The Insurance Institute for Business and Home Safety conducts tests for insurance companies across the country;  the goal is to fortify houses against wind, fire, water and other types of bad weather.

"We're able to basically put Mother Nature in a box and unleash those forces in repeatable, meticulous ways so  that we can test different building systems, both residential and commercial," said Julie Rochman, President and  CEO of IBHS.

In tests conducted in 2010 at the IBHS facility in South Carolina, the company compared homes built to standard codes, similar to those before Hurricane Andrew hit Florida, to those built to stricter "fortified" codes.

During the demonstration, winds were increased up to 100 miles an hour -- similar to a tropical storm and about  30 miles an hour less than the strongest winds associated with the weekend's tornados -- the "un-fortified" home  was completely obliterated, while the other one barely budged.

Rochman told FOX 13 fortifying is a simple process.

"What we like to see in every home in a continuous load path, which means the roofs are tied to the walls, the  walls are tied to each other and the walls are tied to the foundation," she said. "That manages the energy and  the forces of the storm dissipates that energy so that it doesn't tear your house apart."
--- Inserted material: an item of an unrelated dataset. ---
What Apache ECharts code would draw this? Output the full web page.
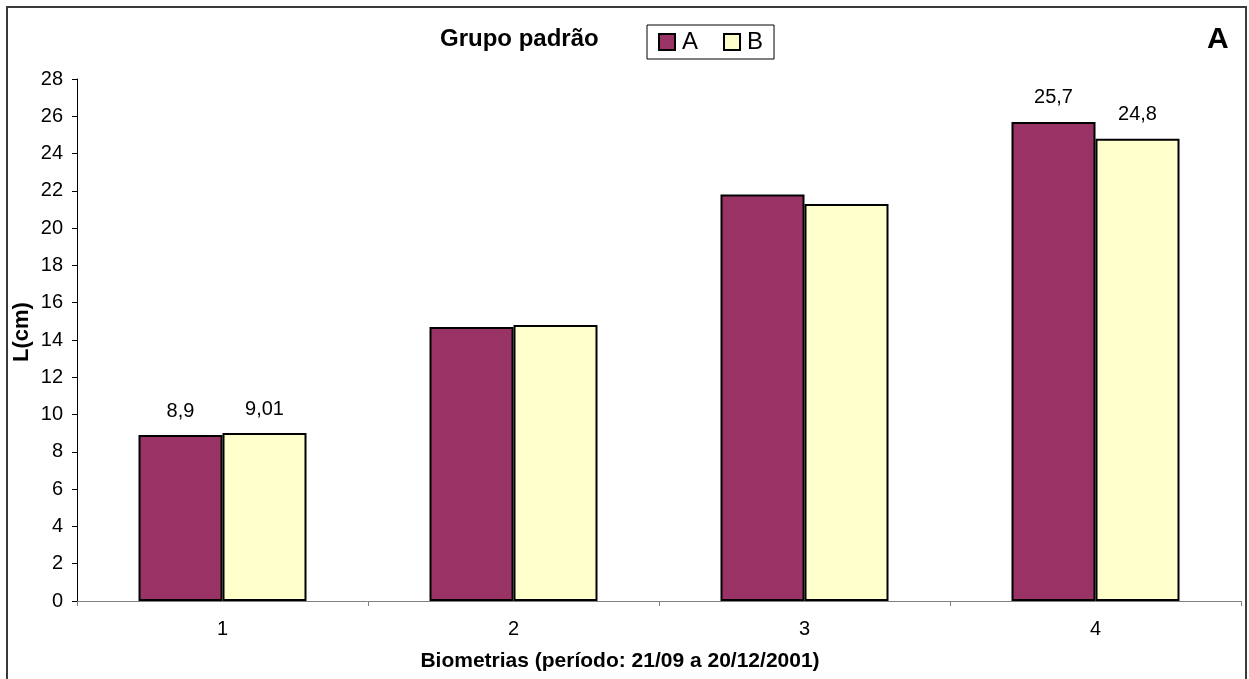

Rochman said a lot of homes in Florida built after Hurricane Andrew are constructed that way. Older ones can be  retrofitted.

"Here in Florida, where the codes are very strong, the difference between building to Florida codes and fortified is minimal, less than two percent," she said, adding IBHS tries urges homeowners to build to "fortified" standard.

"My hope is that as we narrow the path of storms and increase the quality of construction in this country, that  we eliminate EF-0 and EF-1 damage."

Rochman said homeowners can also purchase fortified manufactured mobile homes.

It's unclear if that was the case for the houses in Manatee and Sarasota Counties that took a direct hit.